A Votebeat analysis found racial gaps in turnout during the 2020 general election, and Latinos especially lagged behind, Cal Matters reported in 2020. In areas with large communities of color, about 70% of registered voters cast a ballot. In primarily white areas, 87% of voters did.
“In any conceivable dimension, we’ve made voting easier in California,” said Eric McGhee, a senior fellow at the Public Policy Institute of California. “What we know from decades of research on voting is that older people, wealthier people, more educated people, more settled people, such as homeowners – they all vote at higher rates.”
White people make up 41% of California’s voting-age population but 54% of the state’s likely voters, the Public Policy Institute of California reported last year. Latinos make up 35% of the voting-age population but 22% of the state’s likely voters.
Young voters are often misperceived as too apathetic or too self-absorbed to care about elections. But rather than being dismissive of politics, some of the country’s least experienced voters say they feel unprepared to make such weighty choices.
Oftentimes young voters say they didn’t have enough information or campaigns didn’t contact them, said Wasay Rasool, a lead strategist for Avalanche Insights, an information technology company that conducts polls.
Rasool and other experts say voters would be better served by a more robust civic education, and by politicians visiting campuses and offering up strong and savvy social media presences to highlight issues that directly affect young people.
For about 35% of young people, the biggest barrier to voting is politicians not delivering on the issues that most resonate with them, according to a national poll Avalanche Insights recently conducted with Rise Inc., an organization that advocates for free college, and Voto Latino, a nonprofit that aims to galvanize Latino and Hispanic youth to vote.

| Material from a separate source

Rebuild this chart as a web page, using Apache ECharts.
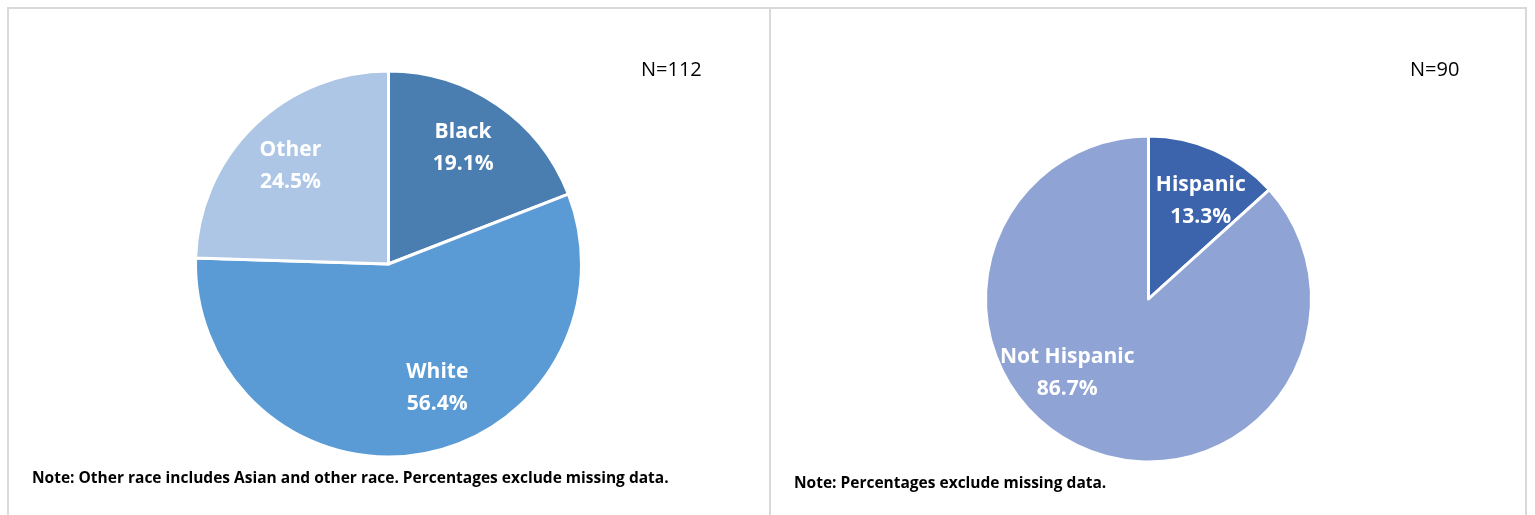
<!DOCTYPE html>
<html>
<head>
<meta charset="utf-8">
<script src="https://cdn.jsdelivr.net/npm/echarts@6/dist/echarts.min.js"></script>
<style>
  html, body { margin: 0; padding: 0; background: #fff; }
  #chart { width: 1535px; height: 515px; }
</style>
</head>
<body>
<div id="chart"></div>
<script>
// race breakdown (left pie), clockwise from 12 o'clock
const raceNames = ['Black', 'White', 'Other'];
const raceValues = [19.1, 56.4, 24.5];
const raceN = 'N=112';
const raceNote = 'Note: Other race includes Asian and other race. Percentages exclude missing data.';

// ethnicity breakdown (right pie)
const ethNames = ['Hispanic', 'Not Hispanic'];
const ethValues = [13.3, 86.7];
const ethN = 'N=90';
const ethNote = 'Note: Percentages exclude missing data.';

const raceColors = ['#4a7eb0', '#5b9bd5', '#adc6e5'];
const ethColors = ['#3c64ad', '#8fa4d4'];

const FONT = '"Open Sans", "Noto Sans", sans-serif';

// labels that were dragged by hand in the original
const labelNudge = {
    'Black': [-5, 0],
    'Other': [0, 3],
    'White': [25, -15],
    'Hispanic': [4, 11],
    'Not Hispanic': [-33, -35]
};

function pieData (names, values, colors) {
    return names.map((n, i) => ({
        name: n,
        value: values[i],
        itemStyle: { color: colors[i] }
    }));
}

// transparent copy of a pie, only used to place the labels further out
function labelSeries (names, values, center, radius) {
    return {
        type: 'pie',
        center: center,
        radius: [0, radius],
        startAngle: 90,
        clockwise: true,
        silent: true,
        z: 5,
        itemStyle: { color: 'transparent', borderWidth: 0 },
        emphasis: { disabled: true },
        label: {
            position: 'inside',
            color: '#fff',
            fontFamily: FONT,
            fontWeight: 'bold',
            fontSize: 21,
            lineHeight: 32,
            formatter: p => p.name + '\n' + p.value.toFixed(1) + '%'
        },
        labelLine: { show: false },
        data: names.map((n, i) => ({
            name: n,
            value: values[i],
            label: labelNudge[n] ? { offset: labelNudge[n] } : {}
        }))
    };
}

function mainSeries (names, values, colors, center, radius) {
    return {
        type: 'pie',
        center: center,
        radius: [0, radius],
        startAngle: 90,
        clockwise: true,
        silent: true,
        itemStyle: { borderColor: '#fff', borderWidth: 3 },
        emphasis: { disabled: true },
        label: { show: false },
        labelLine: { show: false },
        data: pieData(names, values, colors)
    };
}

let chart = echarts.init(document.getElementById('chart'), null, { renderer: 'canvas' });

let option = {
    backgroundColor: '#fff',
    animation: false,
    graphic: [
        {
            type: 'rect',
            shape: { x: 8, y: 8, width: 762, height: 530 },
            style: { fill: 'none', stroke: '#d9d9d9', lineWidth: 2 }
        },
        {
            type: 'rect',
            shape: { x: 770, y: 8, width: 756, height: 530 },
            style: { fill: 'none', stroke: '#d9d9d9', lineWidth: 2 }
        },
        {
            type: 'text', left: 641, top: 60,
            style: { text: raceN, font: '20px ' + FONT, fill: '#000' }
        },
        {
            type: 'text', left: 1410, top: 60,
            style: { text: ethN, font: '20px ' + FONT, fill: '#000' }
        },
        {
            type: 'text', left: 32, top: 471,
            style: { text: raceNote, font: 'bold 15.5px ' + FONT, fill: '#000' }
        },
        {
            type: 'text', left: 794, top: 476,
            style: { text: ethNote, font: 'bold 15.5px ' + FONT, fill: '#000' }
        }
    ],
    series: [
        mainSeries(raceNames, raceValues, raceColors, [388.5, 264], 193),
        labelSeries(raceNames, raceValues, [388.5, 264], 276),
        mainSeries(ethNames, ethValues, ethColors, [1148.5, 299], 163),
        labelSeries(ethNames, ethValues, [1148.5, 299], 232)
    ]
};

chart.setOption(option);
</script>
</body>
</html>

“If you talk to almost any politician, you would think that immigration is the only issue that we care about,” said Gary Acosta, CEO of the National Association of Hispanic Real Estate Professionals. Acosta says, in reality, immigration isn’t even a top five concern for Latino voters right now. And a recent poll from Unidos US and Mi Familia Vota supports that.
“Inflation certainly is number one, health care is among those, and gun violence,” said Clarissa Martinez with Unidos US. She also says, for the first time ever, abortion is a top concern with 3/4ths of those surveyed saying that regardless of their personal beliefs, they think it’s wrong to make abortion illegal.